In this, the second installment of the weekly series, “Faith and Spirituality at Swarthmore,” Joy Martinez ’16 discusses the nature of her faith and her experiences with religion on campus. The daughter of a Presbyterian minister, Martinez has moved frequently around the country with her family. Since coming to Swarthmore, Martinez enjoys the freedom of being able to fulfill a different role within a religious community.
Growing up, Martinez’s parents encouraged her to ask questions about her faith. It was an experience she feels lucky to have had and one that continues to shape her religious identity. Martinez tries to foster a similar spirit of inquiry at Swarthmore. In the Swarthmore Christian Fellowship (SCF), Martinez co-leads a small group discussion for freshmen. She enjoys helping fellow students grapple with ideas they don’t feel comfortable discussing at home. Martinez recounted a conversation she had with a fellow student who was curious about Martinez’s use of faith as a source of strength. “That person shared with me […] how they really valued how I view my faith, which was really encouraging,” she said.

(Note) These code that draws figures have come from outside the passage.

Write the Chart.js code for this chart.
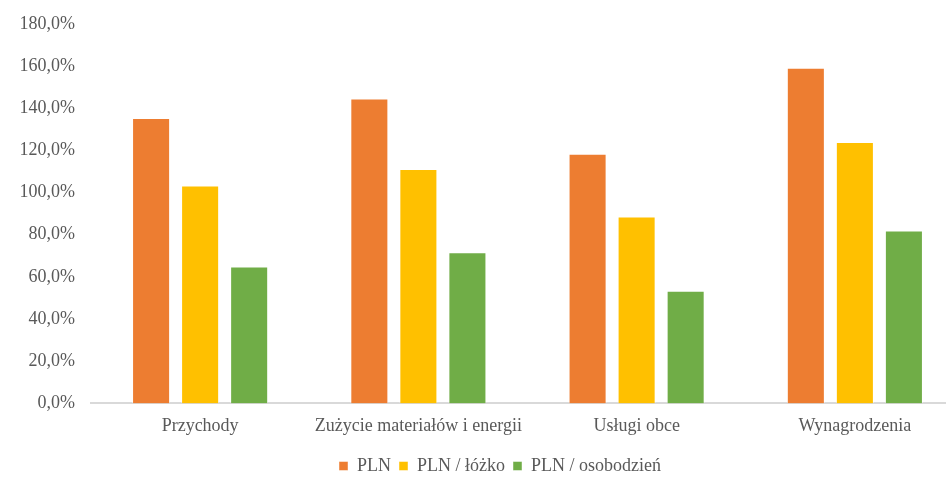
<!DOCTYPE html>
<html>
<head>
<meta charset="utf-8">
<script src="https://cdn.jsdelivr.net/npm/chart.js@4/dist/chart.umd.min.js"></script>
<style>
  html, body { margin: 0; padding: 0; background: #fff; overflow: hidden; }
  #wrap { position: relative; width: 1000px; height: 488px; margin-top: -3px; }
</style>
</head>
<body>
<div id="wrap"><canvas id="chart"></canvas></div>
<script>
const categories = ['Przychody', 'Zużycie materiałów i energii', 'Usługi obce', 'Wynagrodzenia']
const seriesNames = ['PLN', 'PLN / łóżko', 'PLN / osobodzień']
const plnValues = [135.3, 144.6, 118.4, 159.2]
const perBedValues = [103.3, 111.2, 88.6, 124.0]
const perPersonDayValues = [64.9, 71.7, 53.4, 82.0]
const seriesColors = ['#ED7D31', '#FFC000', '#70AD47']

const textColor = '#595959'
const font = { family: 'Liberation Serif', size: 18 }

const datasets = [plnValues, perBedValues, perPersonDayValues].map((data, i) => ({
  label: seriesNames[i],
  data,
  backgroundColor: seriesColors[i],
  borderColor: 'rgba(255,255,255,0.45)',
  borderWidth: 1,
  borderSkipped: 'bottom',
  categoryPercentage: 0.674,
  barPercentage: 0.776
}))

new Chart(document.getElementById('chart'), {
  type: 'bar',
  data: { labels: categories, datasets },
  options: {
    responsive: true,
    maintainAspectRatio: false,
    animation: false,
    layout: { padding: { top: 18, left: 0, right: 0, bottom: 0 } },
    plugins: {
      tooltip: { enabled: false },
      legend: {
        position: 'bottom',
        labels: {
          boxWidth: 9,
          boxHeight: 9,
          padding: 8,
          color: textColor,
          font
        }
      }
    },
    scales: {
      x: {
        grid: { display: false, drawTicks: false },
        border: { display: true, color: '#D9D9D9', width: 2 },
        ticks: { color: textColor, font, padding: 12, maxRotation: 0 }
      },
      y: {
        min: 0,
        max: 180,
        afterFit: scale => { scale.width = 91 },
        grid: { display: false, drawTicks: false },
        border: { display: false },
        ticks: {
          stepSize: 20,
          color: textColor,
          font,
          padding: 16,
          callback: v => v.toFixed(1).replace('.', ',') + '%'
        }
      },
      // empty right-hand spacer so the plot stops short of the canvas edge
      yRight: {
        position: 'right',
        afterFit: scale => { scale.width = 36 },
        grid: { display: false, drawTicks: false },
        border: { display: false },
        ticks: { display: false }
      }
    }
  }
})
</script>
</body>
</html>
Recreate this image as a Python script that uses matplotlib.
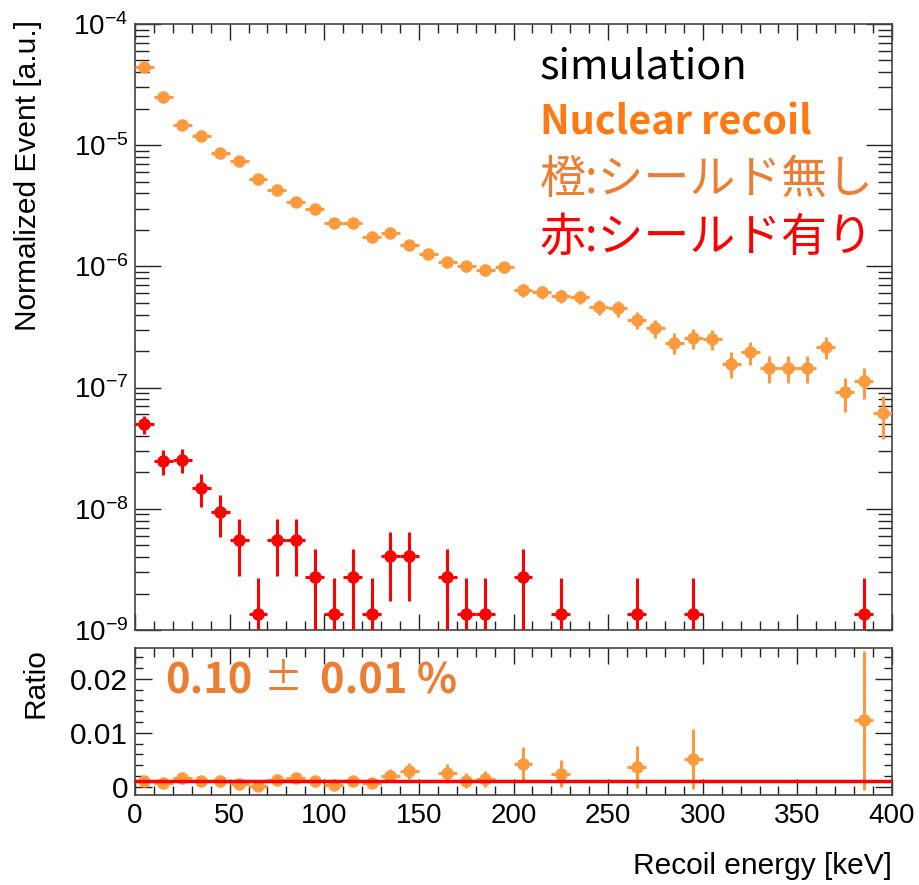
import numpy as np
import matplotlib
matplotlib.use("Agg")
from matplotlib import pyplot as plt
from matplotlib import ticker

plt.rcParams['font.family'] = ['Liberation Sans', 'DejaVu Sans']
plt.rcParams['mathtext.default'] = 'regular'

# bins are 10 keV wide
bin_half = 5

# no shield (orange)
orange_e = [5, 15, 25, 35, 45, 55, 65, 75, 85, 95, 105, 115, 125, 135, 145, 155, 165, 175, 185, 195,
            205, 215, 225, 235, 245, 255, 265, 275, 285, 295, 305, 315, 325, 335, 345, 355, 365, 375, 385, 395]
orange_val = [4.4e-5, 2.5e-5, 1.47e-5, 1.19e-5, 8.6e-6, 7.4e-6, 5.25e-6, 4.3e-6, 3.4e-6, 2.95e-6,
              2.3e-6, 2.3e-6, 1.74e-6, 1.88e-6, 1.5e-6, 1.26e-6, 1.08e-6, 1.0e-6, 0.93e-6, 0.98e-6,
              6.4e-7, 6.1e-7, 5.7e-7, 5.6e-7, 4.6e-7, 4.5e-7, 3.6e-7, 3.1e-7, 2.35e-7, 2.57e-7,
              2.5e-7, 1.57e-7, 1.97e-7, 1.45e-7, 1.45e-7, 1.45e-7, 2.16e-7, 9.2e-8, 1.13e-7, 6.2e-8]
orange_err = [6.3e-7, 4.7e-7, 3.6e-7, 3.3e-7, 2.8e-7, 2.6e-7, 2.2e-7, 2.0e-7, 1.75e-7, 1.63e-7,
              1.44e-7, 1.44e-7, 1.25e-7, 1.3e-7, 1.16e-7, 1.06e-7, 9.9e-8, 9.5e-8, 9.1e-8, 9.4e-8,
              7.6e-8, 7.4e-8, 7.2e-8, 7.1e-8, 6.4e-8, 6.4e-8, 5.7e-8, 5.3e-8, 4.6e-8, 4.8e-8,
              4.7e-8, 3.8e-8, 4.2e-8, 3.6e-8, 3.6e-8, 3.6e-8, 4.4e-8, 2.9e-8, 3.2e-8, 2.4e-8]

# with shield (red)
red_e = [5, 15, 25, 35, 45, 55, 65, 75, 85, 95, 105, 115, 125, 135, 145,
         165, 175, 185, 205, 225, 265, 295, 385]
red_val = [5.0e-8, 2.48e-8, 2.55e-8, 1.48e-8, 9.4e-9, 5.5e-9, 1.35e-9, 5.5e-9, 5.5e-9, 2.75e-9,
           1.35e-9, 2.75e-9, 1.35e-9, 4.1e-9, 4.1e-9, 2.75e-9, 1.35e-9, 1.35e-9, 2.75e-9, 1.35e-9,
           1.35e-9, 1.35e-9, 1.35e-9]
red_err = [8.2e-9, 5.8e-9, 5.9e-9, 4.5e-9, 3.6e-9, 2.7e-9, 1.349e-9, 2.7e-9, 2.7e-9, 1.9e-9,
           1.349e-9, 1.9e-9, 1.349e-9, 2.35e-9, 2.35e-9, 1.9e-9, 1.349e-9, 1.349e-9, 1.9e-9, 1.349e-9,
           1.349e-9, 1.349e-9, 1.349e-9]

# ratio red / orange
ratio_val = [0.00115, 0.0008, 0.0016, 0.00115, 0.00115, 0.0006, 0.0002, 0.0013, 0.0017, 0.001,
             0.0004, 0.00115, 0.0008, 0.0021, 0.0029, 0.0025, 0.00115, 0.0014, 0.0043, 0.0024,
             0.0037, 0.0052, 0.0123]
ratio_err = [0.0002, 0.0002, 0.0004, 0.0004, 0.0004, 0.0004, 0.0003, 0.0006, 0.0008, 0.0007,
             0.0004, 0.0007, 0.0008, 0.0012, 0.0015, 0.0018, 0.0014, 0.0015, 0.0031, 0.0025,
             0.0039, 0.0055, 0.0128]
fit_ratio = 0.0010
fit_range = [0, 400]

# axis ticks
decades = [1e-9, 1e-8, 1e-7, 1e-6, 1e-5, 1e-4]
ratio_ticks = [0, 0.01, 0.02]
ratio_labels = ['0', '0.01', '0.02']

ORANGE = '#ff9a3c'
RED = '#ff0000'

W, H = 920, 885
fig = plt.figure(figsize=(W / 100, H / 100), dpi=100)

def px(x0, y0, x1, y1):
    # pixel box -> figure fraction [left, bottom, width, height]
    return [x0 / W, 1 - y1 / H, (x1 - x0) / W, (y1 - y0) / H]

ax = fig.add_axes(px(135, 24, 892, 630))
ax2 = fig.add_axes(px(135, 648, 892, 795))

# top panel
ax.errorbar(orange_e, orange_val, xerr=bin_half, yerr=orange_err, fmt='o', color=ORANGE,
            ms=8, elinewidth=2.2, capsize=0, zorder=3)
ax.errorbar(red_e, red_val, xerr=bin_half, yerr=red_err, fmt='o', color=RED,
            ms=8, elinewidth=2.2, capsize=0, zorder=3)
ax.set_yscale('log')
ax.set_ylim(1e-9, 1e-4)
ax.set_xlim(0, 400)
ax.yaxis.set_major_locator(ticker.FixedLocator(decades))
ax.yaxis.set_major_formatter(ticker.LogFormatterSciNotation())
ax.yaxis.set_minor_locator(ticker.LogLocator(base=10, subs=np.arange(2, 10), numticks=10))
ax.yaxis.set_minor_formatter(ticker.NullFormatter())
ax.xaxis.set_major_locator(ticker.MultipleLocator(50))
ax.xaxis.set_minor_locator(ticker.MultipleLocator(10))
ax.tick_params(axis='x', labelbottom=False)

# ratio panel
ax2.errorbar(red_e, ratio_val, xerr=bin_half, yerr=ratio_err, fmt='o', color=ORANGE,
             ms=8, elinewidth=2.2, capsize=0, zorder=3)
ax2.plot(fit_range, [fit_ratio, fit_ratio], color=RED, lw=2.5, zorder=4)
ax2.set_xlim(0, 400)
ax2.set_ylim(-0.0015, 0.0257)
ax2.yaxis.set_major_locator(ticker.FixedLocator(ratio_ticks))
ax2.yaxis.set_major_formatter(ticker.FixedFormatter(ratio_labels))
ax2.yaxis.set_minor_locator(ticker.MultipleLocator(0.002))
ax2.xaxis.set_major_locator(ticker.MultipleLocator(50))
ax2.xaxis.set_minor_locator(ticker.MultipleLocator(10))

for a in (ax, ax2):
    a.tick_params(which='both', direction='in', top=True, right=True, color='#222222')
    a.tick_params(axis='x', which='major', length=11.5, width=1)
    a.tick_params(axis='x', which='minor', length=6.5, width=1)
    for s in a.spines.values():
        s.set_color('#444444')
        s.set_linewidth(1.2)

ax.tick_params(axis='y', which='major', length=19, width=1)
ax.tick_params(axis='y', which='minor', length=10, width=1)
ax2.tick_params(axis='y', which='major', length=12, width=1)
ax2.tick_params(axis='y', which='minor', length=6, width=1)

ax.tick_params(axis='y', labelsize=20, pad=5)
ax2.tick_params(axis='y', labelsize=21.5, pad=5)
ax2.tick_params(axis='x', labelsize=20, pad=6)

# axis titles (ROOT style, aligned to the end of the axis)
fig.text(28 / W, 1 - 20 / H, 'Normalized Event [a.u.]', rotation=90, ha='center', va='top', fontsize=21.5)
fig.text(35 / W, 1 - 648 / H, 'Ratio', rotation=90, ha='center', va='top', fontsize=21.5)
fig.text(892 / W, 1 - 866 / H, 'Recoil energy [keV]', ha='right', va='center', fontsize=21.5)

# annotations
cjk = ['Noto Sans CJK JP', 'DejaVu Sans']
fig.text(540 / W, 1 - 67 / H, 'simulation', color='black', fontsize=30, family=cjk, va='center')
fig.text(540 / W, 1 - 123 / H, 'Nuclear recoil', color='#ff7a12', fontsize=28.5, fontweight='bold',
         family=cjk, va='center')
fig.text(540 / W, 1 - 180 / H, '橙:シールド無し', color='#ed7d31', fontsize=33, family=cjk, va='center')
fig.text(540 / W, 1 - 237 / H, '赤:シールド有り', color=RED, fontsize=33, family=cjk, va='center')

# fitted ratio
fig.text(165 / W, 1 - 682 / H, '0.10', color='#ed7d31', fontsize=30, fontweight='bold',
         family=cjk, va='center')
fig.text(283 / W, 1 - 680 / H, '±', color='#ed7d31', fontsize=28, family=cjk, va='center', ha='center')
fig.text(320 / W, 1 - 682 / H, '0.01 %', color='#ed7d31', fontsize=30, fontweight='bold',
         family=cjk, va='center')

fig.savefig('out.png', dpi=100)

Martinez stressed the accepting nature of SCF, noting that it is open to people of all faiths. She emphasized SCF’s dedication to exploring other points of view through interfaith events. Martinez was particularly moved by last year’s interfaith Shabbat, which she found to be poetic and reverent. In addition to interfaith work, Martinez mentioned SCF’s commitment to existing on campus in a form that is not solely religious. “We try to […] have a presence on campus that’s strictly of friendship and getting to know people,” Martinez said.
She also has had many conversations with people whose religious beliefs differ from her own. “We find that we usually agree on a lot of things outside of religion,” she said.
Occasionally, Martinez will encounter people who are less accepting of her faith. “Every so often you run into people who really think that faith is stupid and they’ll let you know,” she said. Although it can be disheartening, Martinez sees their preconceived notions as a challenge. “I try to show through the way that I act and the things that I do that […] [I’m] rational and I love learning,” Martinez said. When facing opposition, Martinez strives to demonstrate the tenants of her faith that she finds most central. “I think the biggest thing for me in being a Christian is acting like Christ: being loving toward and kind toward people, especially the people who disagree with you,” Martinez said.
Although Martinez has received criticism of her religion from people who dismiss it as unintellectual, she is more concerned with addressing people who feel threatened by her religion. “Last year, in the middle of all the turmoil and pain that was being expressed, there was an expression of someone saying that they felt the word of God had been used as an instrument of pain,” Martinez said. “That was really painful to hear because that’s not how […] I want to convey my faith.”
Martinez’s pain stemmed not from the indirect accusation itself, but from the possibility that her religion might be harming someone else. “I just feel like that’s wrong,” she said. “I try to realize that people aren’t necessarily attacking me even if they disagree, or if people feel oppressed by my religion [I try] to show them that it’s not a religion of hate.”
Martinez expressed disapproval of harmful things that have been done in the name of Christianity. “[I’m] sorry that Christianity can be used as something negative, or the label of Christianity, not necessarily Christianity as living it out,” Martinez said. “People can identify as Christian without any accountability.”
Martinez strives to counter these views of Christianity. “There’s a way to approach these obstacles with a more optimistic light […] Just continue to live your life, try to love people and see where they are and show that you don’t have hate towards them,” she said.